Mixed messaging on travel safety
Oksana Mashchak, an Edmonton-based travel advisor who has travelled during the pandemic, said the government's messaging around venturing outside the country has been contradictory.
While the government is telling people to avoid non-essential travel, Mashchak said, the country's top doctor has also said reports of COVID-19 transmission on flights are "extremely rare."
"You almost see it as a glimmer of hope," Mashchak said, explaining that she only decided to travel after hearing that news from Dr.

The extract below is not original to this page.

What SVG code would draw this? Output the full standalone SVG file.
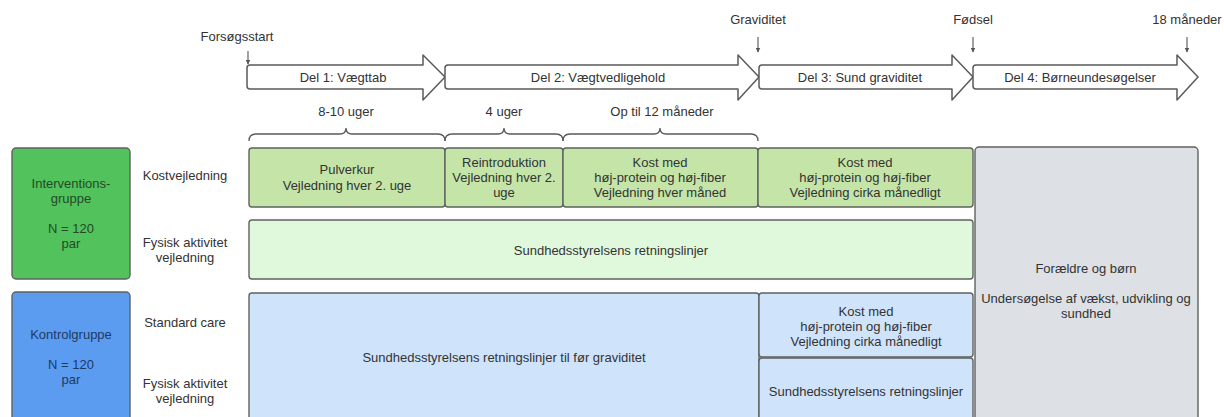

Theresa Tam, and before the messaging around travel became as "stern" as it is today.
"But then when we go and see people [travel], even though we are being shown all these safety measures and [the] low risk … [travellers] are being shamed."
Health officials warn that passengers can still be exposed to COVID-19 while travelling in other countries, while on their way to or from airports, or while in the airport itself. Experts say being in enclosed spaces for prolonged periods of time, especially where physical distancing isn't always possible, can also increase the risk of transmitting COVID-19.
According to the fall economic update, the federal government spent $1.4 billion helping Canadian airlines pay up to 75 per cent of employee wages during the pandemic.
But John Gradek, a former Air Canada executive and the co-ordinator of McGill University's aviation management program, said airlines have been "clamouring" for more direct support for the sector — and "the government has not done that specifically."
So, as public health officials try to convince the masses to play by their rules, cash-strapped airlines are trying to keep themselves afloat by enticing travellers, Gradek explained.
There's nothing illegal in what they're doing. The question is … is it ethical?- John Gradek, former Air Canada executive
"There's nothing illegal in what they're doing. The question is … is it ethical?" he said. "Their commercial strategies are basically the answer to that question. They're saying, since it's not illegal to fly, we'll still promote flying."
However, that strategy could be hindering airlines' ability to get federal funding, Gradek said.
"There [are] still some issues in terms of the aerospace and the airline industry really conforming to the directives of non-essential travel recommendations, that is causing the government to kind of say, 'Wait a second. We're not playing the same tune here,'" he explained.
"And I think the airline industry has got to tone down its processes of trying to stimulate travel at this point in time."